5. Your Memory Falters

Trouble with thinking and memory often occurs in men with low T, Dr. Werthman says.

In 2015 study from Australia, men whose testosterone levels declined over 5 years also experienced a drop in scores on tests of their mental function and memory. Besides the amygdala, areas of the brain important for memory and attention – such as the cerebrum – also have testosterone receptors.

When there’s not enough of the hormone pumping in to those receptors, your brain cells may not be able to function as well, the study authors note.

6. Your Mood Tanks

Some of the side effects of low testosterone – such as sexual dysfunction and weight gain – can bring on the blues. But there’s also evidence of a more direct effect of low testosterone on mood.

According to research in the Endocrine Journal, 23 percent of young men with newly diagnosed low testosterone met the criteria for depression, compared to only 5 percent of young guys with normal levels of the hormone. Empty testosterone receptors in brain areas linked to mood are likely responsible for your depressed state, Dr. Ramin says.

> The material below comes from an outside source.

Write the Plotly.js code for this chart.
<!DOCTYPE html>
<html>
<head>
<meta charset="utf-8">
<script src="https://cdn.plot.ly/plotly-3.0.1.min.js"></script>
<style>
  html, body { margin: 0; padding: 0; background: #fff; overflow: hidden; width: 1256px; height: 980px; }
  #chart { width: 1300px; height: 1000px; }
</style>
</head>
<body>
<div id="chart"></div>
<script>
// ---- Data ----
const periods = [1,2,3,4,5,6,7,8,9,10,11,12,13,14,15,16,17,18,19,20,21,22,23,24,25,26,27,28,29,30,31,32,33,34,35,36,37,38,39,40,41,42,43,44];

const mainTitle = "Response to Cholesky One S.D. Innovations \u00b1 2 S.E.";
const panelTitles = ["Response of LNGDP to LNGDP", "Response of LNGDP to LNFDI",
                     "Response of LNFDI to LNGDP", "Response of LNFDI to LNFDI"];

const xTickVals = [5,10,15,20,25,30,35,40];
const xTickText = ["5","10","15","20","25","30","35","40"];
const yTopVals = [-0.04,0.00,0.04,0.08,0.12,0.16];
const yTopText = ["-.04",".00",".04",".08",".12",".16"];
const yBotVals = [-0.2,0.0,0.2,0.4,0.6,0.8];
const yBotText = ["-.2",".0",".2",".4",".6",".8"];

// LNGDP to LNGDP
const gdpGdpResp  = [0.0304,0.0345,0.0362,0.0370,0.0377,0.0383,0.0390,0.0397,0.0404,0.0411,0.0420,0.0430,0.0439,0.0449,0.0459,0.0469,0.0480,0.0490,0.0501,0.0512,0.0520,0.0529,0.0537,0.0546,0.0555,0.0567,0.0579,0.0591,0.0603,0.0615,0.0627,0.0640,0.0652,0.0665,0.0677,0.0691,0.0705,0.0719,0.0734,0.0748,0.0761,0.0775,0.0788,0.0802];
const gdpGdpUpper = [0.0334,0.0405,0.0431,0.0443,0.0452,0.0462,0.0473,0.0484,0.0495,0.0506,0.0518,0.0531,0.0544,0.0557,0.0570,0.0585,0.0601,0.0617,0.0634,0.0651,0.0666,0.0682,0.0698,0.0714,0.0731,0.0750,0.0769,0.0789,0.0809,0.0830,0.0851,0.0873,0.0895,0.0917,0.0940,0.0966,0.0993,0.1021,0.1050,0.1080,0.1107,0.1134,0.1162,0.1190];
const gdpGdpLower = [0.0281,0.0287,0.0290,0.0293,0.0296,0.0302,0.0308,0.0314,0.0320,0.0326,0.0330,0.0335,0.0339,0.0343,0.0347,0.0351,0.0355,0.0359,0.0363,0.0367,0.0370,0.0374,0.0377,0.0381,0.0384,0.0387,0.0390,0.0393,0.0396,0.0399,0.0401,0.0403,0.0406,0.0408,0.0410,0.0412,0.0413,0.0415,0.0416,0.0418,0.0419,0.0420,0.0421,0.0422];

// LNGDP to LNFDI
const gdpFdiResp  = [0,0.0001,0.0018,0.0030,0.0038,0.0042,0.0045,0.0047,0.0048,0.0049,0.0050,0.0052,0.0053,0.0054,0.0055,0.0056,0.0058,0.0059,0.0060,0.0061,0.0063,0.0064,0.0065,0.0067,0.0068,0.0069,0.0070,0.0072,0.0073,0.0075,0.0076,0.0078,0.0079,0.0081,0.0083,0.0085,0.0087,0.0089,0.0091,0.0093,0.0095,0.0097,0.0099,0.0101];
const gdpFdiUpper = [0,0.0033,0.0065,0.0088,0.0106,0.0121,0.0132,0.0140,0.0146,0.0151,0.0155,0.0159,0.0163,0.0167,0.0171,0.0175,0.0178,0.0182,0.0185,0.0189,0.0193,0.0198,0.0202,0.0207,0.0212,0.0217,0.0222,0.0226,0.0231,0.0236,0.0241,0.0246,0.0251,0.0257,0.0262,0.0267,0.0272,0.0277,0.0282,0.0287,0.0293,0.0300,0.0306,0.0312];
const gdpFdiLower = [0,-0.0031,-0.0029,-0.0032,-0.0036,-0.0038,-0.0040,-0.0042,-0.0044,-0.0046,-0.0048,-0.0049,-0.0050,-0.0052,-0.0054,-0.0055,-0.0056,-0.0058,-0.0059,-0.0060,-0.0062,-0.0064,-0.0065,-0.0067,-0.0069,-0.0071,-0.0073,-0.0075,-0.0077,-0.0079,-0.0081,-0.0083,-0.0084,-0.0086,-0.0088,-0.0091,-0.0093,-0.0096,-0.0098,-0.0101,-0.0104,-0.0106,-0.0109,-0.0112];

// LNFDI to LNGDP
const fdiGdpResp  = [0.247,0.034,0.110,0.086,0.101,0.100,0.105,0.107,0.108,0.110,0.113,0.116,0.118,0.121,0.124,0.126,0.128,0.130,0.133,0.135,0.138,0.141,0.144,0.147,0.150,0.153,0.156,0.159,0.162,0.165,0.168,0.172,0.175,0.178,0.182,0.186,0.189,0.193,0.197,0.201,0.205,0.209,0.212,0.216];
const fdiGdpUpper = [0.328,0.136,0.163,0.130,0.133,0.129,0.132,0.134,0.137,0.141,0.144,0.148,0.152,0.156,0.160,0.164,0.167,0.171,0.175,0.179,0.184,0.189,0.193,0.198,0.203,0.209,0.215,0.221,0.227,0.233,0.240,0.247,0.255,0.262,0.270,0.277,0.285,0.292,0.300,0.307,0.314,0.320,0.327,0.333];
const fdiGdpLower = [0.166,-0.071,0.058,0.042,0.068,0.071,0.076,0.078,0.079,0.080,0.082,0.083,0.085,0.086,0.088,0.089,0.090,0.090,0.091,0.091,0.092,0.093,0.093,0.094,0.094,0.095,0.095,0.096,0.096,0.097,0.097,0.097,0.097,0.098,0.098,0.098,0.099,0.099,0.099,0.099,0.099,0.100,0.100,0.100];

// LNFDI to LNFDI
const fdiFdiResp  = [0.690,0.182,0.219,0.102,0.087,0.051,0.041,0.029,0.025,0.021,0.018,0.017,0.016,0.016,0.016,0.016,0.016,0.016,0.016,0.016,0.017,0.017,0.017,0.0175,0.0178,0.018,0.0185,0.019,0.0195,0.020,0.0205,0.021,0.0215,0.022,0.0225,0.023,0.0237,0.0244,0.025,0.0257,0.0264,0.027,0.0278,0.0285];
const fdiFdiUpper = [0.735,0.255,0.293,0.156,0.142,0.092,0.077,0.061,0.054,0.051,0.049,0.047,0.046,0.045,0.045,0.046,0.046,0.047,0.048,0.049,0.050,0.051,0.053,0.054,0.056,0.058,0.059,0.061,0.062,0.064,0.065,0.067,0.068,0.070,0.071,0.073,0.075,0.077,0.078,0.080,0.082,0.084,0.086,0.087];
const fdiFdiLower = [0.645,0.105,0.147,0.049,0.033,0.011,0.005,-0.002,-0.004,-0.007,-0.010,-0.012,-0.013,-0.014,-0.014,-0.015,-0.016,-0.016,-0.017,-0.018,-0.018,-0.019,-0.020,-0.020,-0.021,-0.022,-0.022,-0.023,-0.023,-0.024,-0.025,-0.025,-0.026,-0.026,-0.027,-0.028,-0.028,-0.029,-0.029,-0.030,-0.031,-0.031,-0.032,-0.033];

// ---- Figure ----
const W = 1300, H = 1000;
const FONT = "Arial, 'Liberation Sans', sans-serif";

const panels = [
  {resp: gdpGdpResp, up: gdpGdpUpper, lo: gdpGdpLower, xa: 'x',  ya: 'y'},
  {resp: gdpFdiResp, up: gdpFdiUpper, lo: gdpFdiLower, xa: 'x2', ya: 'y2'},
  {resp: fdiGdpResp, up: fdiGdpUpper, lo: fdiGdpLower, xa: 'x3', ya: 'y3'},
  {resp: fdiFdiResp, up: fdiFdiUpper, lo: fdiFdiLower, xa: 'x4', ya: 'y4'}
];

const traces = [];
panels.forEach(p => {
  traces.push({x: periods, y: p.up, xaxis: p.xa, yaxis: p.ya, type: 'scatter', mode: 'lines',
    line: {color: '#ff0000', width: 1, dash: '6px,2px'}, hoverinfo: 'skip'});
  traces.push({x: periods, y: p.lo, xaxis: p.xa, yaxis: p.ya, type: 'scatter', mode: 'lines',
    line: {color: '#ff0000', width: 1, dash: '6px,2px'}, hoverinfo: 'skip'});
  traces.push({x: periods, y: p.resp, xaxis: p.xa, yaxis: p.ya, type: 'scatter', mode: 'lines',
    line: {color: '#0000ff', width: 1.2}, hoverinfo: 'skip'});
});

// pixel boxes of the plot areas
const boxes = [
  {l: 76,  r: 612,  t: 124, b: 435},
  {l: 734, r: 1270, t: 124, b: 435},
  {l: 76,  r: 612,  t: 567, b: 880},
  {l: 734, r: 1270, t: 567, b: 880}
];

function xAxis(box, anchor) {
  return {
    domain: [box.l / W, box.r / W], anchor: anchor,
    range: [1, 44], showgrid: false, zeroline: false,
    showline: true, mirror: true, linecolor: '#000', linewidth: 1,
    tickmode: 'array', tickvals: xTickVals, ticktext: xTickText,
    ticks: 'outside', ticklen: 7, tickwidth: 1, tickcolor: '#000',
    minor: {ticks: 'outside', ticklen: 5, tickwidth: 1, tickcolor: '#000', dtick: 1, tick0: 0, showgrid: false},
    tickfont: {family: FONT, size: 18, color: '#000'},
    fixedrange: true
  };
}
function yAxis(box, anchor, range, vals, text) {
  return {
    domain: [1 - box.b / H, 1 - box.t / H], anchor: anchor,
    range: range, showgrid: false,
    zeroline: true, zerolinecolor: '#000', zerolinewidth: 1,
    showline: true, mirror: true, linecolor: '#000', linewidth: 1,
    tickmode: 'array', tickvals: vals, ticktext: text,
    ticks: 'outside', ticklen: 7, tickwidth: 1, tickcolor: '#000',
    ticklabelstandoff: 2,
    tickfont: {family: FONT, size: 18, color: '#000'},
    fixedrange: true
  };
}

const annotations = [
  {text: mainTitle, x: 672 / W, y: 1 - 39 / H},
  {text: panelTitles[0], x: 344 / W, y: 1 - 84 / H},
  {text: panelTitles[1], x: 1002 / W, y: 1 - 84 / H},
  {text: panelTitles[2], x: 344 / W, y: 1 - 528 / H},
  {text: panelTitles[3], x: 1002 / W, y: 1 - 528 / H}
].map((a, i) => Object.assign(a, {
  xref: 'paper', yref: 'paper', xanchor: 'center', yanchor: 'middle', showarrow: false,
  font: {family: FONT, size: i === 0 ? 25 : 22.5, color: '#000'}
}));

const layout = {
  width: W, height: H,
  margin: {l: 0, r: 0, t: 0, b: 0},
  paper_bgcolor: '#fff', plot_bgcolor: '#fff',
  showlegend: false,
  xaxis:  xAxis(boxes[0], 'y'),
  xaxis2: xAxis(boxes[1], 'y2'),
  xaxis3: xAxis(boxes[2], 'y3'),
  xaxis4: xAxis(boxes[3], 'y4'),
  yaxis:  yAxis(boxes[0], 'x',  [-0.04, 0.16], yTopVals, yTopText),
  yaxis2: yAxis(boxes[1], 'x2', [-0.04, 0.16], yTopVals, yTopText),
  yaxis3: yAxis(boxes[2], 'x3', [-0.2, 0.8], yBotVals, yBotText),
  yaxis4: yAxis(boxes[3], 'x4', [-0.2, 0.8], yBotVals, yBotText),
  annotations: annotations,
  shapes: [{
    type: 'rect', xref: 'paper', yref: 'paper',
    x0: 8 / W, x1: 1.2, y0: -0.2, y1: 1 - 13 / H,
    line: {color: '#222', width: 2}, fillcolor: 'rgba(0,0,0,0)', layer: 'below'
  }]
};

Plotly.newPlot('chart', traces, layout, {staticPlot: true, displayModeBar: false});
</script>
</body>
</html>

What’s more, mood disorders like depression or anxiety can kick off a vicious cycle, he notes – depression can suppress your testicles’ ability to produce testosterone, worsening the problem.

READ MORE: Magic Mushrooms Can Be Safely Used to Treat Depression, Study Finds

7. Your Bones Weaken

Bone is actually living tissue, constantly broken down and rebuilt, Dr. Ramin says.

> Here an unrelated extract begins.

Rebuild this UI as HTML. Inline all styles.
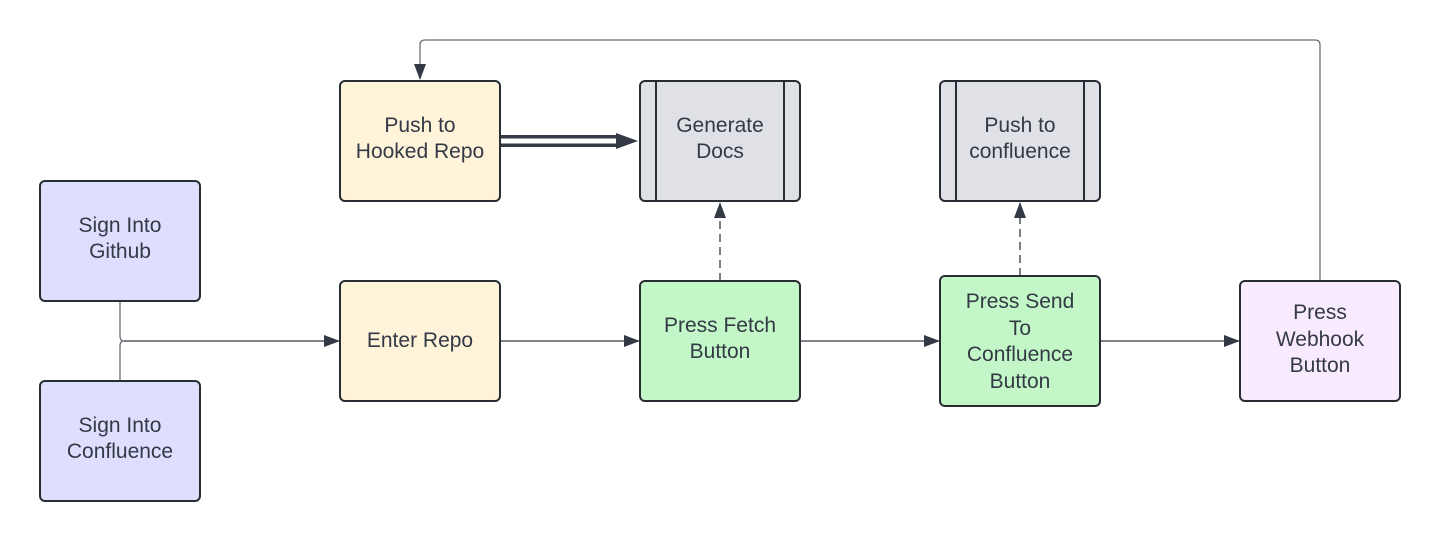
<!DOCTYPE html>
<html><head><meta charset="utf-8"><style>
html,body{margin:0;padding:0;background:#fff;}
svg{display:block;}
text{font-family:"Liberation Sans",sans-serif;font-size:21px;fill:#333a45;text-anchor:middle;}
</style></head><body>
<svg width="1440" height="541" viewBox="0 0 1440 541" xmlns="http://www.w3.org/2000/svg">
<defs>
<marker id="ah" markerWidth="16" markerHeight="12" refX="15" refY="6" orient="auto" markerUnits="userSpaceOnUse">
<path d="M0,0 L16,6 L0,12 Z" fill="#333a45"/>
</marker>
</defs>
<g fill="none" stroke="#333a45" stroke-width="1.3">
<path d="M1320,281 V45 Q1320,40 1315,40 H425 Q420,40 420,45 V79" stroke="#6b6f76" marker-end="url(#ah)"/>
<path d="M120,301 V336 Q120,341 124,341 M120,381 V346 Q120,341 124,341" stroke="#6b6f76"/>
<path d="M124,341 H339" marker-end="url(#ah)"/>
<path d="M500,341 H639" marker-end="url(#ah)"/>
<path d="M800,341 H939" marker-end="url(#ah)"/>
<path d="M1100,341 H1239" marker-end="url(#ah)"/>
<path d="M720,281 V203" stroke-dasharray="8,5" marker-end="url(#ah)"/>
<path d="M1020,276 V203" stroke-dasharray="8,5" marker-end="url(#ah)"/>
</g>
<rect x="500" y="135" width="120" height="3.5" fill="#333a45"/>
<rect x="500" y="143.5" width="120" height="3.5" fill="#333a45"/>
<path d="M616,133 L638,141 L616,149 Z" fill="#333a45"/>
<g stroke="#282c33" stroke-width="2">
<rect x="40" y="181" width="160" height="120" rx="5" fill="#dedeff"/>
<rect x="40" y="381" width="160" height="120" rx="5" fill="#dedeff"/>
<rect x="340" y="81" width="160" height="120" rx="5" fill="#fff3d9"/>
<rect x="340" y="281" width="160" height="120" rx="5" fill="#fff3d9"/>
<rect x="640" y="81" width="160" height="120" rx="5" fill="#dfe1e6"/>
<rect x="940" y="81" width="160" height="120" rx="5" fill="#dfe1e6"/>
<rect x="640" y="281" width="160" height="120" rx="5" fill="#c3f7c8"/>
<rect x="940" y="276" width="160" height="130" rx="5" fill="#c3f7c8"/>
<rect x="1240" y="281" width="160" height="120" rx="5" fill="#f9ebff"/>
<path d="M656,81 V201 M784,81 V201 M956,81 V201 M1084,81 V201" fill="none"/>
</g>
<text x="120" y="232">Sign Into</text><text x="120" y="258">Github</text>
<text x="120" y="432">Sign Into</text><text x="120" y="458">Confluence</text>
<text x="420" y="132">Push to</text><text x="420" y="158">Hooked Repo</text>
<text x="420" y="347">Enter Repo</text>
<text x="720" y="132">Generate</text><text x="720" y="158">Docs</text>
<text x="1020" y="132">Push to</text><text x="1020" y="158">confluence</text>
<text x="720" y="332">Press Fetch</text><text x="720" y="358">Button</text>
<text x="1020" y="308">Press Send</text><text x="1020" y="335">To</text><text x="1020" y="361">Confluence</text><text x="1020" y="388">Button</text>
<text x="1320" y="319">Press</text><text x="1320" y="346">Webhook</text><text x="1320" y="372">Button</text>
</svg>
</body></html>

When testosterone levels fall, your bone breaks down faster than your body can build it back up. As a result, you’re at a higher risk of low bone density, osteoporosis, and fractures, Dr. Anawalt says.

8. Your Heart Might Be At Risk

The effect of testosterone levels on the risk of heart problems has stoked controversy among experts, Dr. Anawalt says.

On one side, low levels of testosterone may be linked to heart problems. In fact, one study from the U.K. found men with low T had a greater risk of dying from heart disease than men with normal levels. This may be because testosterone can help open up blood vessels to the heart, allowing blood to flow more freely.

But on the flip side, some studies have suggested that testosterone therapy – especially in older men or those with existing heart conditions – might increase the risk of heart attack or stroke. Experts think it may thicken the blood, making a clot more likely.

It seems that the extra testosterone might be raising levels too high, Dr. Anawalt says. So if you’re a candidate for testosterone therapy, make sure you talk to your doctor about the benefits and the risks, Dr. Werthman says.

Your doctor may test your testosterone levels after you first start therapy or change dosages – or sometimes between shots, if you’re receiving treatment by injection – to make sure your levels aren’t surging too high, Dr. Anawalt says.